Credentialing for accountable care organizations

Regardless of where you stand on the political spectrum, the Patient Protection and Affordable Care Act (better known as healthcare reform) is now the law of the land. Although challenges to the law are expected both in the courts and in Congress after the next election, for now, accountable care organizations (ACOs) are scheduled to come online in 2012. The problem is that nobody knows what they are supposed to look like. On June 7, CMS Office of Legislation posted the first of what are likely to be multiple guideline announcements regarding ACO implementation.

These first guidelines define an ACO as: "An organization of healthcare providers that agrees to be accountable for the quality, cost, and overall care of Medicare beneficiaries who are enrolled in the traditional fee-for-service program who are assigned to it."

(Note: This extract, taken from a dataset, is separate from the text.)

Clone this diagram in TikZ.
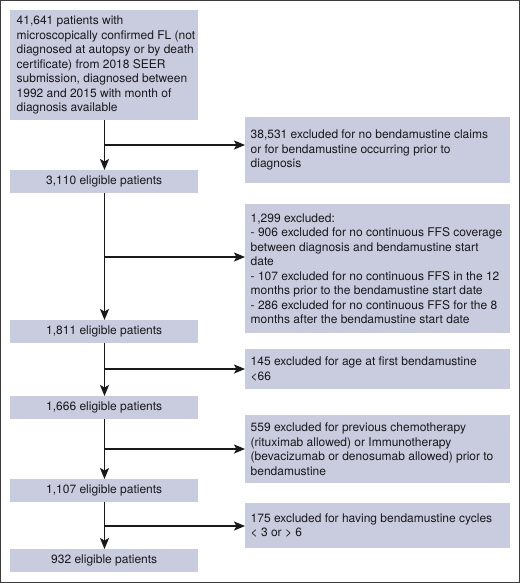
\documentclass[tikz,border=0pt]{standalone}
\usepackage{fontspec}
\setmainfont{TeX Gyre Heros}
\usetikzlibrary{arrows.meta}
\definecolor{boxfill}{RGB}{201,203,223}
\definecolor{framecol}{RGB}{60,60,60}
\tikzset{
  base/.style={fill=boxfill, draw=none, anchor=north west, inner sep=0pt},
  leftbox/.style={base, minimum width=188pt},
  countbox/.style={base, minimum width=188pt, minimum height=23pt,
    font=\fontsize{12pt}{14.5pt}\selectfont, text=black!90},
  rightbox/.style={base, minimum width=265pt},
  txt/.style={anchor=west, align=left, inner sep=0pt,
    font=\fontsize{12pt}{14.5pt}\selectfont, text=black!90},
  flow/.style={line width=1.5pt, draw=black!90, -{Stealth[length=11pt,width=9pt,inset=2.5pt]}}
}
\begin{document}
\begin{tikzpicture}[x=1pt,y=1pt]
\useasboundingbox (0,0) rectangle (520,-583);
\draw[framecol, line width=1.2pt] (0.6,-0.6) rectangle (519.4,-582.4);

\node[leftbox, minimum height=110pt] (top) at (10,-10) {};
\node[txt] (topt) at ([xshift=6.5pt]top.west) {41,641 patients with\\microscopically confirmed FL (not\\diagnosed at autopsy or by death\\certificate) from 2018 SEER\\submission, diagnosed between\\1992 and 2015 with month of\\diagnosis available};
\node[countbox] (c1) at (10,-170) {3,110 eligible patients};
\node[countbox] (c2) at (10,-320) {1,811 eligible patients};
\node[countbox] (c3) at (10,-396) {1,666 eligible patients};
\node[countbox] (c4) at (10,-479) {1,107 eligible patients};
\node[countbox] (c5) at (10,-549) {932 eligible patients};

\node[rightbox, minimum height=66pt] (e1) at (245,-117) {};
\node[txt] (e1t) at ([xshift=5.5pt]e1.west) {38,531 excluded for no bendamustine claims\\or for bendamustine occurring prior to\\diagnosis};
\node[rightbox, minimum height=129pt] (e2) at (245,-204) {};
\node[txt] (e2t) at ([xshift=5.5pt]e2.west) {1,299 excluded:\\- 906 excluded for no continuous FFS coverage\\between diagnosis and bendamustine start\\date\\- 107 excluded for no continuous FFS in the 12\\months prior to the bendamustine start date\\- 286 excluded for no continuous FFS for the 8\\months after the bendamustine start date};
\node[rightbox, minimum height=40pt] (e3) at (245,-349) {};
\node[txt] (e3t) at ([xshift=5.5pt]e3.west) {145 excluded for age at first bendamustine\\<66};
\node[rightbox, minimum height=68pt] (e4) at (245,-415) {};
\node[txt] (e4t) at ([xshift=5.5pt]e4.west) {559 excluded for previous chemotherapy\\(rituximab allowed) or Immunotherapy\\(bevacizumab or denosumab allowed) prior to\\bendamustine};
\node[rightbox, minimum height=45pt] (e5) at (245,-503) {};
\node[txt] (e5t) at ([xshift=5.5pt]e5.west) {175 excluded for having bendamustine cycles\\< 3 or > 6};

\coordinate (b1) at (104.5,-145);
\coordinate (b2) at (104.5,-257);
\coordinate (b3) at (104.5,-369);
\coordinate (b4) at (104.5,-449);
\coordinate (b5) at (104.5,-526);

\draw[flow] (top.south -| b1) -- (c1.north -| b1);
\draw[flow] (c1.south -| b1) -- (c2.north -| b1);
\draw[flow] (c2.south -| b1) -- (c3.north -| b1);
\draw[flow] (c3.south -| b1) -- (c4.north -| b1);
\draw[flow] (c4.south -| b1) -- (c5.north -| b1);

\draw[flow] (b1) -- (b1 -| e1.west);
\draw[flow] (b2) -- (b2 -| e2.west);
\draw[flow] (b3) -- (b3 -| e3.west);
\draw[flow] (b4) -- (b4 -| e4.west);
\draw[flow] (b5) -- (b5 -| e5.west);
\end{tikzpicture}
\end{document}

In response to the question, “What forms of organizations may become ACOs?” CMS identified the following types of organizations:

  • Physicians and other professionals in group practices
  • Physicians and other professionals in networks of practices
  • Partnerships or joint venture arrangements between hospitals and physicians/professionals
  • Hospitals employing physicians/professionals 
  • Other forms that the Secretary of Health and Human Services may determine appropriate

Among the requirements for ACOs are the following:

  • Have a sufficient number of primary care professionals for the number of assigned beneficiaries (to be 5,000 beneficiaries at a minimum)
  • Have sufficient information regarding participating ACO healthcare professionals as the Secretary [of Health and Human Services] determines necessary to support beneficiary assignment and for the determination of payments for shared savings

As most of you have already recognized, these preliminary guidelines make it clear that physicians participating in an ACO (and likely not just the primary care physicians) must be credentialed to participate in an ACO. But what will this credentialing process look like? Nobody knows at this time, yet many organizations are rushing headlong into building ACOs. It’s a good thing to get a head start in determining what will and will not work for your organization as you seek to become a successful ACO. However, at this early stage, you should ask some basic credentialing questions that will eventually become the foundation of the credentialing process for your ACO. Some suggested questions include the following:

1. Will all physicians on your hospital’s medical staff initially be eligible to participate in the ACO? Why or why not?

Note that if all physicians with membership and/or privileges on the medical staff can be a provider within the ACO, there is no basis for establishing quality or cost effectiveness criteria for initial participation in the ACO. Allowing physicians to participate who don’t control their utilization or have quality problems will make it more difficult for your ACO to meet the goals of improving quality and cost effectiveness for the Medicare beneficiaries for which the ACO will be responsible. However, saying that only some physicians on your medical staff will be eligible to join the ACO may create strategic and political problems for the hospital in its relationships with physicians who are excluded from joining the ACO.

2. Once physicians join the ACO, will there be performance criteria regarding quality and cost effectiveness to maintain this eligibility?

The same challenges apply as those regarding initial eligibility for the ACO.

3. If criteria for initial or ongoing eligibility for ACO participation are established, who determines these criteria?

Will the organized medical staff have a role to play in determining these criteria or will a separate entity be established to carry out these and other leadership functions for the ACO? If the leadership of the ACO is tied in with the medical staff, all the current structural, self-governance, and political challenges currently faced by medical staffs will be carried over to the ACO, impeding its ability to function as an efficient and responsive business entity. Excluding the medical staff leadership will appear to be an end run around the medical staff. In addition, physicians may perceive the exclusion to be a power play by the hospital or whatever entity ends up making these decisions.

4. How will you ensure the quality and cost effectiveness data used to determine eligibility is valid and accurate given the challenges our field already has with accurate peer review data?

We do not yet know the specific indicators that will drive the rewards and penalties to be paid to ACOs. Whatever they are, physicians are likely to push back on the validity and accuracy of the data, especially when their compensation will be at least partially determined by the data.

5. Who will do all the work of credentialing, gathering the data, reporting it, and dealing with the inevitable pushback physicians will give to the data?

Every ACO will need enough infrastructure to carry out these functions. Will the current medical staff services department personnel be drawn into these functions or will a different structure be established? Will extra staffing be provided to the medical staff services department to help take on some of these functions?

These are only the preliminary questions that arise while the details of ACOs are yet to be determined. Once CMS establishes more guidelines for ACOs it is likely that additional credentialing questions will arise. One thing is certain: Credentialing specialists will play a role in ACOs. Just what that role will be is what we must wait to find out.

Rick Sheff, MD, is chairman and executive director of The Greeley Company, a division of HCPro, Inc. in Marblehead, MA.